There’s the Chinese “hairdressers” on the top of Ponsonby Road. Pretty flash area, gentrified Victorian, young urban professional, lotsa upscale bars, eateries, dress shops with Saabs parked outside. Hairdressers seems OK: big, well-lit premises, chairs and old-fashioned dryers, all the accoutrements. I’m killing some time in the area and decide I need a trim: this place looks OK, not too busy - wonder if they can fit me in?
Nobody in the chairs, this looks promising - lot of nice looking young Chinese ladies sitting around on sofas chatting: they ain’t wearing too much, but they’re probably going clubbing later - it’s that kind of area. I probably just lucked into a quiet time. So, I open negotiations with the older Chinese lady behind the desk - mid 40’s, a little heavy on the makeup, probably her husband bought her the place as a hobby business: he must be pretty rich; rents in this area aren’t cheap, and there doesn’t seem to be much in the way of clientele - any chance they could fit me in right now?
Sure, how long would I like - half an hour or the full hour? Uh - do hairdressers charge on a time basis? Maybe she was asking how long I’d like my hair. However long it takes, anyway - just a trim, probably won’t take more than thirty minutes or so. So, which young lady would I like - maybe I’d like to sit down and chat a while with the girls on the sofa - can she get me a drink? Well, this is a friendly establishment, and no mistake - no harm in chatting with the hairdressers, anyway; they’re probably bored by the lack of customers.
Uh, she’s sitting kind of close, isn’t she - and why is her hand on my thigh?
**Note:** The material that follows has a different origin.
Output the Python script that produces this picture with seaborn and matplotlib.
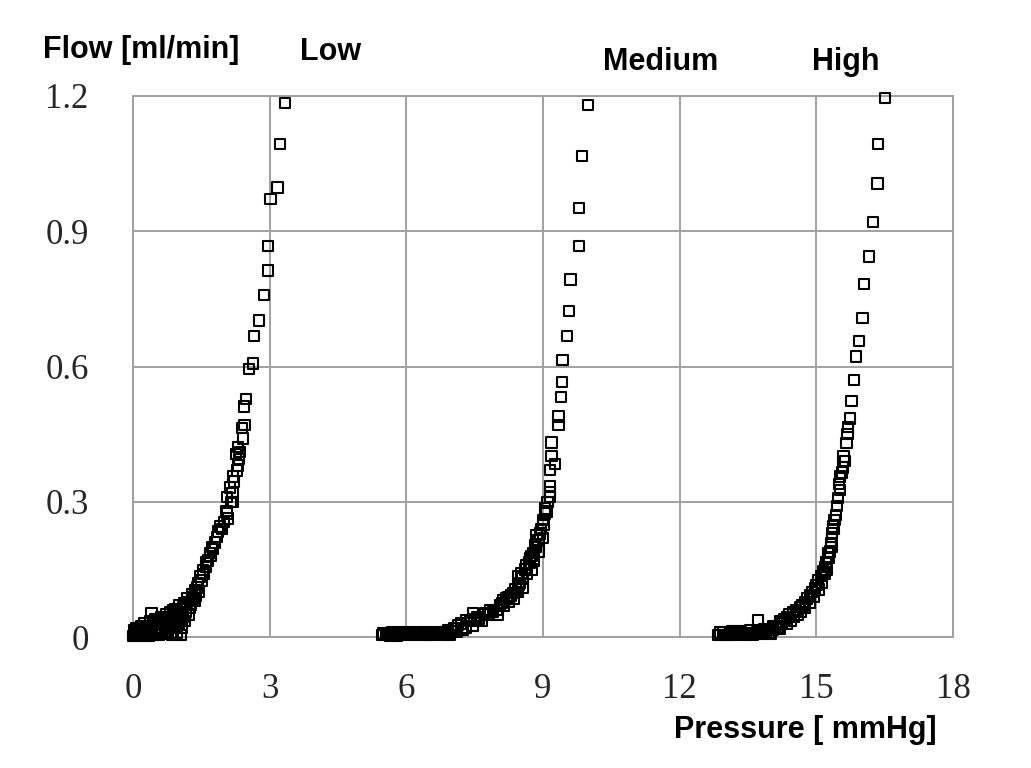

Come to think of it, one hundred dollars is kind of an expensive haircut, isn’t it, especially up front- and now her friend is squirming in my lap, and she ain’t wearing anything under that slip… Uh - this isn’t a “real” hairdressers at all, is it? It’s a, uh, brothel, isn’t it? My mistake, ladies. Exit, bright crimson, pursued by gales of Chinese laughter.